One option to keep open the lines of communication is for the employer to ask workers to give advance notice if they need time off and may require that workers take that leave at a specific time of the workday. In some states where leave is paid, employers might have the right to ask employees to prove they actually voted. Most states prohibit employers from disciplining or firing an employee who takes time off from work to vote. The general theme across the U.S. with respect to voting laws is that employees will be given time off to vote if there is insufficient time between the time the polls open and close within the state and the time employees start and finish work.

One developing area that is unclear for many employers is how to handle employees who request time off to vote when polls are open for early voting or where voting by mail or drop boxes is an option. Typically, state laws requiring an employer to provide time off to vote stipulate that the time off is available only to employees who do not have sufficient time outside of working hours to vote. Employers could argue that states and localities with flexible voting options allow employees to vote on weekends or other days when they are not scheduled to work, therefore eliminating the need to request voting leave on election days. Employers should consult with legal counsel prior to denying leave to an employee in these circumstances, as most state laws have not yet addressed this topic.

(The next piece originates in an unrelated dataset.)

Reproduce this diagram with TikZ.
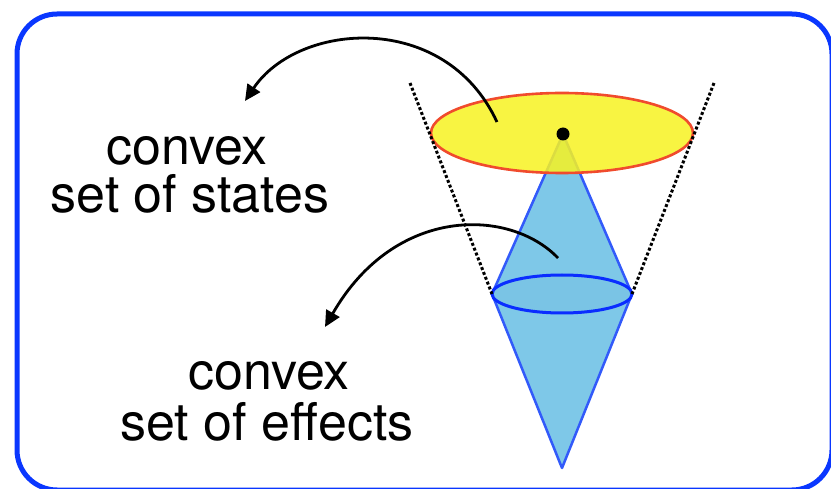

A common question regarding time off to vote is how employers handle employees who live in a different state from where they work. For example, a Kansas-based employer may have employees who live in Missouri where the voting leave-law differs from that in Kansas. Which law does the employer have to comply with? Generally, employment laws apply in the state where the employee performs work. However, experts suggest that employers take a generous approach. Remember, every state’s public policy is to encourage voting in elections, and interfering with an employee’s ability to vote due to technicalities in the statutes could cast a negative light on an employer. Employers are encouraged to follow the state law that is most beneficial to the employee.

Want to take more action to promote participation over politics in this election? Here are some other ideas to get you started on encouraging this basic level of civic engagement.

  1. Distributing information about how, where and when to vote, along with tools to register and request a ballot online.
  2. Hosting a voter registration event or voting celebration.
  3. Adopting flexible schedules with no meetings on Election Day.
  4. Providing paid hours to vote, whether on Election Day or before it for early voting.
  5. Allowing employees use of printers for absentee ballot applications, as well as paying postage.
  6. Sending non-partisan e-mails to remind employees to vote.
  7. Encouraging employees to offer child care, elder care or rides to the polls for others in their communities to vote on Election Day.
  8. Giving paid time off for employees to train as poll workers, as San Francisco-based denim company Levi Strauss & Co. is doing this year.
  9. Reducing store hours on Election Day to ensure that employees can vote in person, as Best Buy has pledged to do.
  10. Closing entirely on Election Day, a practice started by Patagonia in 2016 and now picked up by other employers.

A simple email communication is perfectly acceptable to get the word out. Ultimately, we encourage you to foster an environment that generally helps employees find a way to get to the polls this Election Day.